Bien que je ne sois pas particulièrement fan de la musique rap, j’ai ressenti la chaleur humaine, la rage de vivre, en écoutant quelques passages de chansons de rappeurs tunisiens. Pour ceux qui ne connaissent pas vraiment «le domaine», il est quand même bon de savoir que le rap a ça de particulier, qu’en général, on ne chante pas les chansons des autres, on n’est pas un chanteur qui apprend des paroles par cœur et va les réciter au rythme de la chanson. Non. Dans le rap, le chanteur écrit et compose ses chansons, il fait sa propre musique.
Cela donne une grande marge de manœuvre pour le chanteur, le jeune, qui fait du rap son mode d’expression, mais plus profondément, son mode de vie. C’est une culture le rap, paraît-il. Et le rappeur transmet tout, de sa vie, de ses envies, de ses peurs, du chômage, de la misère, de la ségrégation, et j’en passe, dans sa musique, par définition contestataire. Ce n’est pas le golf le rap, c’est la musique des laissés-pour-compte, des classes défavorisées.

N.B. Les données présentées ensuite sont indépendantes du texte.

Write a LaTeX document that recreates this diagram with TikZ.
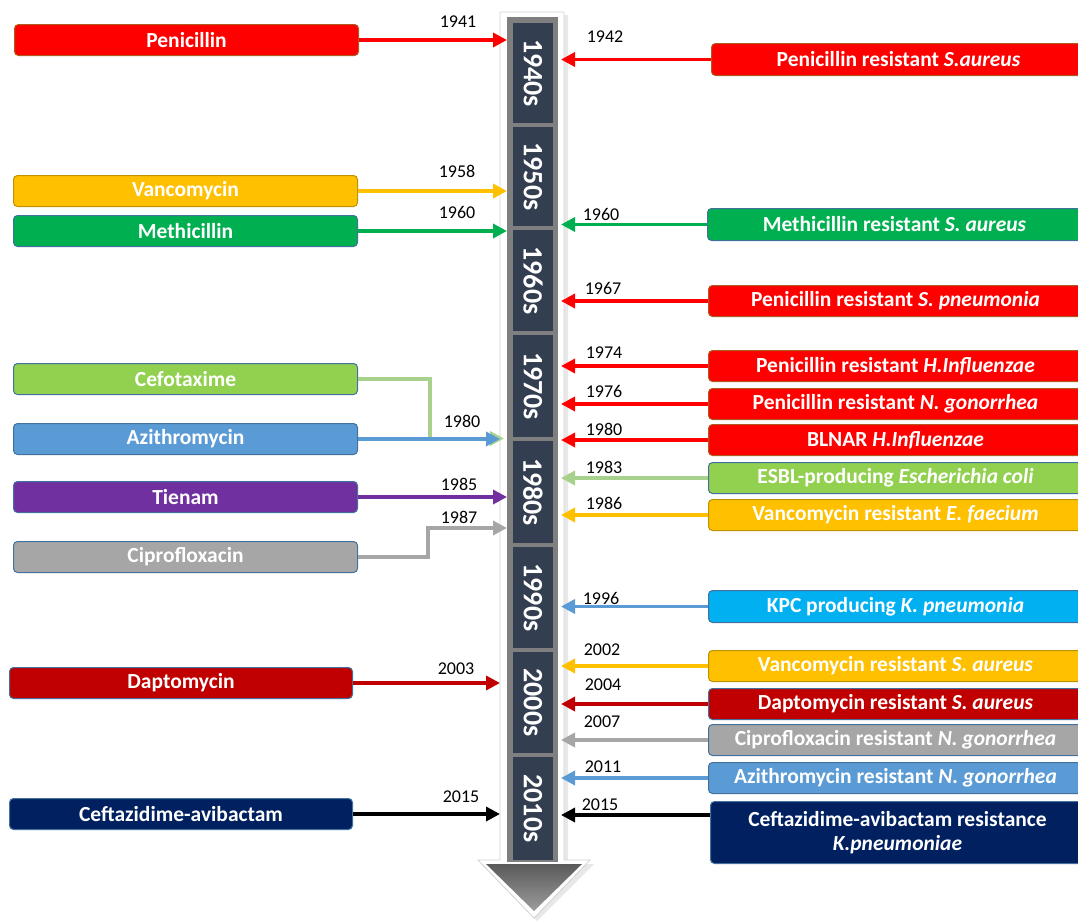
\documentclass[tikz,border=0pt]{standalone}
\usepackage{fontspec}
\setmainfont{Carlito}
\usetikzlibrary{arrows.meta,calc}
\definecolor{cRed}{HTML}{FF0000}
\definecolor{cRedB}{RGB}{174,90,33}
\definecolor{cAmber}{HTML}{FFC000}
\definecolor{cAmberB}{RGB}{190,145,0}
\definecolor{cGreen}{HTML}{00B050}
\definecolor{cLGreen}{HTML}{92D050}
\definecolor{cLGreenA}{HTML}{A9D18E}
\definecolor{cBlue}{HTML}{5B9BD5}
\definecolor{cPurple}{HTML}{7030A0}
\definecolor{cGray}{HTML}{A6A6A6}
\definecolor{cDRed}{HTML}{C00000}
\definecolor{cNavy}{HTML}{002060}
\definecolor{cCyan}{HTML}{00B0F0}
\definecolor{cBorder}{HTML}{41719C}
\definecolor{tlNavy}{HTML}{333F50}
\definecolor{tlFrame}{HTML}{7F7F7F}
\definecolor{headTop}{HTML}{5A5A5A}
\definecolor{headBot}{HTML}{9C9C9C}
\tikzset{
  bx/.style={rounded corners=4pt, minimum height=31pt, inner sep=0pt, text=white,
    font=\bfseries\fontsize{21.5}{23}\selectfont, draw=cBorder, line width=1pt, anchor=north west},
  lbx/.style={bx, minimum width=344pt},
  rbx/.style={bx, minimum width=374pt},
  yr/.style={font=\fontsize{18}{19}\selectfont, inner sep=0pt},
  conn/.style={line width=3.4pt, -{Triangle[length=14pt,width=14pt]}},
  decade/.style={fill=tlNavy, text=white, font=\bfseries\fontsize{28}{29}\selectfont,
    rotate=-90, minimum height=40pt, inner sep=0pt},
}
\begin{document}
\begin{tikzpicture}[x=1pt,y=-1pt]
\path[use as bounding box] (0,0) rectangle (1078,921);
\clip (0,0) rectangle (1078,921);

% ---------- timeline arrow ----------
\fill[gray!18] (504,15) -- (568,15) -- (568,864) -- (594,864) -- (537,921) -- (481,864) -- (504,864) -- cycle;
\path[fill=white, draw=gray!35, line width=0.8pt]
  (500,12) -- (564,12) -- (564,860) -- (590,860) -- (534,918) -- (478,860) -- (500,860) -- cycle;
\fill[tlFrame] (507,17) rectangle (558,862);
\shade[top color=headTop, bottom color=headBot] (486,864) -- (582,864) -- (534,911) -- cycle;

\node[decade, minimum width=100pt] (d40) at (533,73)    {1940s};
\node[decade, minimum width=99pt]  (d50) at (533,176.5) {1950s};
\node[decade, minimum width=101pt] (d60) at (533,280.5) {1960s};
\node[decade, minimum width=102pt] (d70) at (533,386)   {1970s};
\node[decade, minimum width=102pt] (d80) at (533,492)   {1980s};
\node[decade, minimum width=101pt] (d90) at (533,597.5) {1990s};
\node[decade, minimum width=101pt] (d00) at (533,702.5) {2000s};
\node[decade, minimum width=103pt] (d10) at (533,808.5) {2010s};

\coordinate (L) at (507,0);
\coordinate (Lg) at (504,0);
\coordinate (Lb) at (500,0);
\coordinate (R) at (561,0);

% ---------- left boxes ----------
\node[lbx, fill=cRed, draw=cRedB] (pen) at (14,24) {Penicillin};
\node[lbx, fill=cAmber, draw=cAmberB] (van) at (13,175) {Vancomycin};
\node[lbx, fill=cGreen] (met) at (13,215) {Methicillin};
\node[lbx, fill=cLGreen] (cef) at (13,363) {Cefotaxime};
\node[lbx, fill=cBlue] (azi) at (13,423) {Azithromycin};
\node[lbx, fill=cPurple] (tie) at (13,481) {Tienam};
\node[lbx, fill=cGray] (cip) at (13,541) {Ciprofloxacin};
\node[lbx, fill=cDRed, minimum width=343pt] (dap) at (9,667) {Daptomycin};
\node[lbx, fill=cNavy, minimum width=343pt] (caz) at (9,798) {Ceftazidime-avibactam};

\coordinate (cefturn) at (430,438.5);
\coordinate (cipturn) at (428,528);

\draw[conn, cRed] (pen.east) -- (pen.east -| L);
\draw[conn, cAmber] (van.east) -- (van.east -| L);
\draw[conn, cGreen] (met.east) -- (met.east -| L);
\draw[conn, cLGreenA] (cef.east) -| (cefturn) -- (cefturn -| Lg);
\draw[conn, cBlue] (azi.east) -- (azi.east -| Lb);
\draw[conn, cPurple] (tie.east) -- (tie.east -| L);
\draw[conn, cGray] (cip.east) -| (cipturn) -- (cipturn -| L);
\draw[conn, cDRed] (dap.east) -- (dap.east -| Lb);
\draw[conn, black] (caz.east) -- (caz.east -| Lb);

\node[yr] (y41) at (458,22) {1941};
\node[yr] (y58) at (457,171) {1958};
\node[yr] (y60l) at (457,212) {1960};
\node[yr] (y80l) at (462,421) {1980};
\node[yr] (y85) at (459,484) {1985};
\node[yr] (y87) at (459,517) {1987};
\node[yr] (y03) at (456,669) {2003};
\node[yr] (y15l) at (461,797) {2015};

% ---------- right boxes ----------
\node[rbx, fill=cRed, draw=cRedB, minimum height=32pt] (prsa) at (711,43) {Penicillin resistant \textit{S.aureus}};
\node[rbx, fill=cGreen, minimum height=32pt] (mrsa) at (707,208) {Methicillin resistant \textit{S. aureus}};
\node[rbx, fill=cRed, draw=cRedB] (prsp) at (708,285) {Penicillin resistant \textit{S. pneumonia}};
\node[rbx, fill=cRed, draw=cRedB] (prhi) at (708,350) {Penicillin resistant \textit{H.Influenzae}};
\node[rbx, fill=cRed, draw=cRedB] (prng) at (708,388) {Penicillin resistant \textit{N. gonorrhea}};
\node[rbx, fill=cRed, draw=cRedB] (blnar) at (708,424) {BLNAR \textit{H.Influenzae}};
\node[rbx, fill=cLGreen] (esbl) at (708,462) {ESBL-producing \textit{Escherichia coli}};
\node[rbx, fill=cAmber, draw=cAmberB] (vref) at (708,499) {Vancomycin resistant \textit{E. faecium}};
\node[rbx, fill=cCyan, minimum height=32pt] (kpc) at (708,590) {KPC producing \textit{K. pneumonia}};
\node[rbx, fill=cAmber, draw=cAmberB] (vrsa) at (708,650) {Vancomycin resistant \textit{S. aureus}};
\node[rbx, fill=cDRed] (drsa) at (708,688) {Daptomycin resistant \textit{S. aureus}};
\node[rbx, fill=cGray] (crng) at (708,724) {Ciprofloxacin resistant \textit{N. gonorrhea}};
\node[rbx, fill=cBlue] (arng) at (708,762) {Azithromycin resistant \textit{N. gonorrhea}};
\node[rbx, fill=cNavy, minimum height=62pt, align=center] (cazr) at (710,801)
  {Ceftazidime-avibactam resistance\\[1pt]\textit{K.pneumoniae}};

\draw[conn, cRed] (prsa.west) -- (prsa.west -| R);
\draw[conn, cGreen] (mrsa.west) -- (mrsa.west -| R);
\draw[conn, cRed] (prsp.west) -- (prsp.west -| R);
\draw[conn, cRed] (prhi.west) -- (prhi.west -| R);
\draw[conn, cRed] (prng.west) -- (prng.west -| R);
\draw[conn, cRed] (blnar.west) -- (blnar.west -| R);
\draw[conn, cLGreenA] (esbl.west) -- (esbl.west -| R);
\draw[conn, cAmber] (vref.west) -- (vref.west -| R);
\draw[conn, cBlue] (kpc.west) -- (kpc.west -| R);
\draw[conn, cAmber] (vrsa.west) -- (vrsa.west -| R);
\draw[conn, cDRed] (drsa.west) -- (drsa.west -| R);
\draw[conn, cGray] (crng.west) -- (crng.west -| R);
\draw[conn, cBlue] (arng.west) -- (arng.west -| R);
\coordinate (cazry) at (0,815);
\draw[conn, black] (cazry -| cazr.west) -- (cazry -| R);

\node[yr] (y42) at (605,37) {1942};
\node[yr] (y60r) at (601,214) {1960};
\node[yr] (y67) at (603,288) {1967};
\node[yr] (y74) at (604,353) {1974};
\node[yr] (y76) at (604,391) {1976};
\node[yr] (y80r) at (604,429) {1980};
\node[yr] (y83) at (604,467) {1983};
\node[yr] (y86) at (604,503) {1986};
\node[yr] (y96) at (601,598) {1996};
\node[yr] (y02) at (602,650) {2002};
\node[yr] (y04) at (603,685) {2004};
\node[yr] (y07) at (602,722) {2007};
\node[yr] (y11) at (603,767) {2011};
\node[yr] (y15r) at (600,805) {2015};
\end{tikzpicture}
\end{document}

A un certain moment, on les a taxés de copier l’Occident, ces rappeurs, de faire une musique qui n’est pas la leur. Je crois que maintenant on voit très bien qu’il existe un rap tunisien, avec une sensibilité et des paroles tunisiennes «derja», mélangées aux français ou à l’anglais -mélange qui garde une identité tunisienne. Et c’est ça qui est très intéressant, et qui fonde, parmi d’autres facteurs, une nouvelle musique tunisienne, une musique que la jeunesse s’approprie, écoute, et achète.
Justement, plus cette musique prend de l’essor, plus ces jeunes gagnent en visibilité, plus ils pourront produire des disques, et vendre. La boucle est bouclée. On aura gagné en renforcement de l’identité tunisienne chez le jeune, mais aussi une identité qui va rayonner autour de nous, et faire de nous un grand peuple, qui peut attirer plus de touristes en tout cas. Faut-il le répéter, le tourisme à deux balles, celui de la mer et du soleil, est condamné. On visite des cultures maintenant.
Sur le plan économique aussi, on aura gagné une dynamique, des emplois, de la richesse. Oui des emplois en effet, la musique et le divertissement en général, c’est un secteur d’avenir. Sans prétendre que ça peut résorber tout le chômage des jeunes, on peut quand même supposer que ça va faire baisser la criminalité et surtout la délinquance ordinaire ou légère des jeunes, enragés d’avoir 20 ans, une énergie à faire bouger des montagnes, et pas d’emplois.
Enragés d’être la génération sacrifiée de ce début de millénaire, alors que leurs parents, eux, avaient bien le vent en poupe, on pouvait travailler avec un simple certificat d’études, construire une maison, acheter une voiture, et avoir une vie confortable. Et comme par hasard, on écoutait Néema et Hédi Jouini alors….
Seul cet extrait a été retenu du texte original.